Write the data out again in full, with no departure from the original.

**DATA SECTION**
■ ■ ■ ■ ■ ■ ■
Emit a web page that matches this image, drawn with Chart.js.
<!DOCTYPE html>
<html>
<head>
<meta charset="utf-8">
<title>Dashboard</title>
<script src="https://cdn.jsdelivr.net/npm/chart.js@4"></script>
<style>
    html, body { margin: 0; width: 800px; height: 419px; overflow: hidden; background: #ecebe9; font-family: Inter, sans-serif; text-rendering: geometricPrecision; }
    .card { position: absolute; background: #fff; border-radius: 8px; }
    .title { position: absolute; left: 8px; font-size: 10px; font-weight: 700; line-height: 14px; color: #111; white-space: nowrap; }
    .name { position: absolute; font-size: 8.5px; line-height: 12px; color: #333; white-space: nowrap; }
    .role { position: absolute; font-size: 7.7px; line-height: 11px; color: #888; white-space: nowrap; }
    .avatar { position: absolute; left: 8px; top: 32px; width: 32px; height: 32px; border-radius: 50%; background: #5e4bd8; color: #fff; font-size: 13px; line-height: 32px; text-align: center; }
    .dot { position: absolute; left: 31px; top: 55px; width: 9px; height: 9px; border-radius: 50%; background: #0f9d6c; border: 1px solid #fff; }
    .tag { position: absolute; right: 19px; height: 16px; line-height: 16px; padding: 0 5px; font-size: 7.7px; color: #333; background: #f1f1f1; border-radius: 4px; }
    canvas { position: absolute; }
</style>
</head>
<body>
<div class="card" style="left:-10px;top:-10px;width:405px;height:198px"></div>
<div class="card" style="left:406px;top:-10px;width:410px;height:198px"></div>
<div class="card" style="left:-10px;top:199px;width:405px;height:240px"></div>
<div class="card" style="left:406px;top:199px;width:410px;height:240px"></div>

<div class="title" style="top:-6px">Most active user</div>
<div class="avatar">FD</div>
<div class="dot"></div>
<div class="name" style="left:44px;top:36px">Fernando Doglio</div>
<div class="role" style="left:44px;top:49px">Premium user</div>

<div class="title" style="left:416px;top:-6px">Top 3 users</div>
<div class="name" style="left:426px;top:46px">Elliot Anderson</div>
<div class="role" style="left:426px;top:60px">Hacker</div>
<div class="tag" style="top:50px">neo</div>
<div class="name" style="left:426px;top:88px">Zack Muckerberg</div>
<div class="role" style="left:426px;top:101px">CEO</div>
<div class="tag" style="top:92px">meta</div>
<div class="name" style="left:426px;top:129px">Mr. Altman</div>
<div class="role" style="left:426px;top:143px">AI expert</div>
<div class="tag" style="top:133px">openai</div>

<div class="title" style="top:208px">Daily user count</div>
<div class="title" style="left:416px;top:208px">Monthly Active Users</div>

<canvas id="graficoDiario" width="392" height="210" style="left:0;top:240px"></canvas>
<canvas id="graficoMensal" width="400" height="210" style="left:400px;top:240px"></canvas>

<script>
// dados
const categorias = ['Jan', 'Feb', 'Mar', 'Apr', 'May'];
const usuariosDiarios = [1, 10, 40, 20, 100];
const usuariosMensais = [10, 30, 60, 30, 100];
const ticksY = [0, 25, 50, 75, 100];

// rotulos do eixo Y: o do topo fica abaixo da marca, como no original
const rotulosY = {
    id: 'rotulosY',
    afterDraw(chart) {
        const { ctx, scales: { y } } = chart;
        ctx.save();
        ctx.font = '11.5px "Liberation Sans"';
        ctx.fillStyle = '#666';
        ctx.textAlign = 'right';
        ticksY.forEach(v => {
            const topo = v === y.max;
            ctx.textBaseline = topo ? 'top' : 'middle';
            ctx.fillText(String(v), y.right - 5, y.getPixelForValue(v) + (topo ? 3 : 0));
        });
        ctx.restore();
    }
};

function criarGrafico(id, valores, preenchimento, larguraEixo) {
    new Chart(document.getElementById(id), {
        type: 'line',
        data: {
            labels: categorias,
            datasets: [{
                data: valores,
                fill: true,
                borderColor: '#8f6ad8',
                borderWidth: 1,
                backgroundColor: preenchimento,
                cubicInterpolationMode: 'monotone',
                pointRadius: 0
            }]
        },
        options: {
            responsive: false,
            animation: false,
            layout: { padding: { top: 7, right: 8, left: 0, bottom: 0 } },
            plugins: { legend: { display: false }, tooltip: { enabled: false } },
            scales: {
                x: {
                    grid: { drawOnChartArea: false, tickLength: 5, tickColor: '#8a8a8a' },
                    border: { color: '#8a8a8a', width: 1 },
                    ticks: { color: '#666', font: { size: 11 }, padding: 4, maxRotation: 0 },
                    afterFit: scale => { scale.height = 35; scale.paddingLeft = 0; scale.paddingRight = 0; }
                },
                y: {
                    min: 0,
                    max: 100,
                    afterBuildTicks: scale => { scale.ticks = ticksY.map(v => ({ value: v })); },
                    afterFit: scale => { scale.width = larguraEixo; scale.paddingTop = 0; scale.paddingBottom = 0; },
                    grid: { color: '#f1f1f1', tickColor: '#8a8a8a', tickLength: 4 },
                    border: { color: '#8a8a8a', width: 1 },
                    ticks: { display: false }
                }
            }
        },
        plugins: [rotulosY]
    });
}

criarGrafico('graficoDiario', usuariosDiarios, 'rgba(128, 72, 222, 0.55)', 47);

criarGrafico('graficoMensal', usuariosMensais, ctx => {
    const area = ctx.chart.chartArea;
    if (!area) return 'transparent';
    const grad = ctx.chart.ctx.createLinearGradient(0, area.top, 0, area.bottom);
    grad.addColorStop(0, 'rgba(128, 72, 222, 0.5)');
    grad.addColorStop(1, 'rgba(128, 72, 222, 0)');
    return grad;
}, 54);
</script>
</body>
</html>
■ ■ ■ ■ ■ ■ ■
**ANSWER TO THE TASK**
Emit a web page that matches this image, drawn with Chart.js.
<!DOCTYPE html>
<html>
<head>
<meta charset="utf-8">
<title>Dashboard</title>
<script src="https://cdn.jsdelivr.net/npm/chart.js@4"></script>
<style>
    html, body { margin: 0; width: 800px; height: 419px; overflow: hidden; background: #ecebe9; font-family: Inter, sans-serif; text-rendering: geometricPrecision; }
    .card { position: absolute; background: #fff; border-radius: 8px; }
    .title { position: absolute; left: 8px; font-size: 10px; font-weight: 700; line-height: 14px; color: #111; white-space: nowrap; }
    .name { position: absolute; font-size: 8.5px; line-height: 12px; color: #333; white-space: nowrap; }
    .role { position: absolute; font-size: 7.7px; line-height: 11px; color: #888; white-space: nowrap; }
    .avatar { position: absolute; left: 8px; top: 32px; width: 32px; height: 32px; border-radius: 50%; background: #5e4bd8; color: #fff; font-size: 13px; line-height: 32px; text-align: center; }
    .dot { position: absolute; left: 31px; top: 55px; width: 9px; height: 9px; border-radius: 50%; background: #0f9d6c; border: 1px solid #fff; }
    .tag { position: absolute; right: 19px; height: 16px; line-height: 16px; padding: 0 5px; font-size: 7.7px; color: #333; background: #f1f1f1; border-radius: 4px; }
    canvas { position: absolute; }
</style>
</head>
<body>
<div class="card" style="left:-10px;top:-10px;width:405px;height:198px"></div>
<div class="card" style="left:406px;top:-10px;width:410px;height:198px"></div>
<div class="card" style="left:-10px;top:199px;width:405px;height:240px"></div>
<div class="card" style="left:406px;top:199px;width:410px;height:240px"></div>

<div class="title" style="top:-6px">Most active user</div>
<div class="avatar">FD</div>
<div class="dot"></div>
<div class="name" style="left:44px;top:36px">Fernando Doglio</div>
<div class="role" style="left:44px;top:49px">Premium user</div>

<div class="title" style="left:416px;top:-6px">Top 3 users</div>
<div class="name" style="left:426px;top:46px">Elliot Anderson</div>
<div class="role" style="left:426px;top:60px">Hacker</div>
<div class="tag" style="top:50px">neo</div>
<div class="name" style="left:426px;top:88px">Zack Muckerberg</div>
<div class="role" style="left:426px;top:101px">CEO</div>
<div class="tag" style="top:92px">meta</div>
<div class="name" style="left:426px;top:129px">Mr. Altman</div>
<div class="role" style="left:426px;top:143px">AI expert</div>
<div class="tag" style="top:133px">openai</div>

<div class="title" style="top:208px">Daily user count</div>
<div class="title" style="left:416px;top:208px">Monthly Active Users</div>

<canvas id="graficoDiario" width="392" height="210" style="left:0;top:240px"></canvas>
<canvas id="graficoMensal" width="400" height="210" style="left:400px;top:240px"></canvas>

<script>
// dados
const categorias = ['Jan', 'Feb', 'Mar', 'Apr', 'May'];
const usuariosDiarios = [1, 10, 40, 20, 100];
const usuariosMensais = [10, 30, 60, 30, 100];
const ticksY = [0, 25, 50, 75, 100];

// rotulos do eixo Y: o do topo fica abaixo da marca, como no original
const rotulosY = {
    id: 'rotulosY',
    afterDraw(chart) {
        const { ctx, scales: { y } } = chart;
        ctx.save();
        ctx.font = '11.5px "Liberation Sans"';
        ctx.fillStyle = '#666';
        ctx.textAlign = 'right';
        ticksY.forEach(v => {
            const topo = v === y.max;
            ctx.textBaseline = topo ? 'top' : 'middle';
            ctx.fillText(String(v), y.right - 5, y.getPixelForValue(v) + (topo ? 3 : 0));
        });
        ctx.restore();
    }
};

function criarGrafico(id, valores, preenchimento, larguraEixo) {
    new Chart(document.getElementById(id), {
        type: 'line',
        data: {
            labels: categorias,
            datasets: [{
                data: valores,
                fill: true,
                borderColor: '#8f6ad8',
                borderWidth: 1,
                backgroundColor: preenchimento,
                cubicInterpolationMode: 'monotone',
                pointRadius: 0
            }]
        },
        options: {
            responsive: false,
            animation: false,
            layout: { padding: { top: 7, right: 8, left: 0, bottom: 0 } },
            plugins: { legend: { display: false }, tooltip: { enabled: false } },
            scales: {
                x: {
                    grid: { drawOnChartArea: false, tickLength: 5, tickColor: '#8a8a8a' },
                    border: { color: '#8a8a8a', width: 1 },
                    ticks: { color: '#666', font: { size: 11 }, padding: 4, maxRotation: 0 },
                    afterFit: scale => { scale.height = 35; scale.paddingLeft = 0; scale.paddingRight = 0; }
                },
                y: {
                    min: 0,
                    max: 100,
                    afterBuildTicks: scale => { scale.ticks = ticksY.map(v => ({ value: v })); },
                    afterFit: scale => { scale.width = larguraEixo; scale.paddingTop = 0; scale.paddingBottom = 0; },
                    grid: { color: '#f1f1f1', tickColor: '#8a8a8a', tickLength: 4 },
                    border: { color: '#8a8a8a', width: 1 },
                    ticks: { display: false }
                }
            }
        },
        plugins: [rotulosY]
    });
}

criarGrafico('graficoDiario', usuariosDiarios, 'rgba(128, 72, 222, 0.55)', 47);

criarGrafico('graficoMensal', usuariosMensais, ctx => {
    const area = ctx.chart.chartArea;
    if (!area) return 'transparent';
    const grad = ctx.chart.ctx.createLinearGradient(0, area.top, 0, area.bottom);
    grad.addColorStop(0, 'rgba(128, 72, 222, 0.5)');
    grad.addColorStop(1, 'rgba(128, 72, 222, 0)');
    return grad;
}, 54);
</script>
</body>
</html>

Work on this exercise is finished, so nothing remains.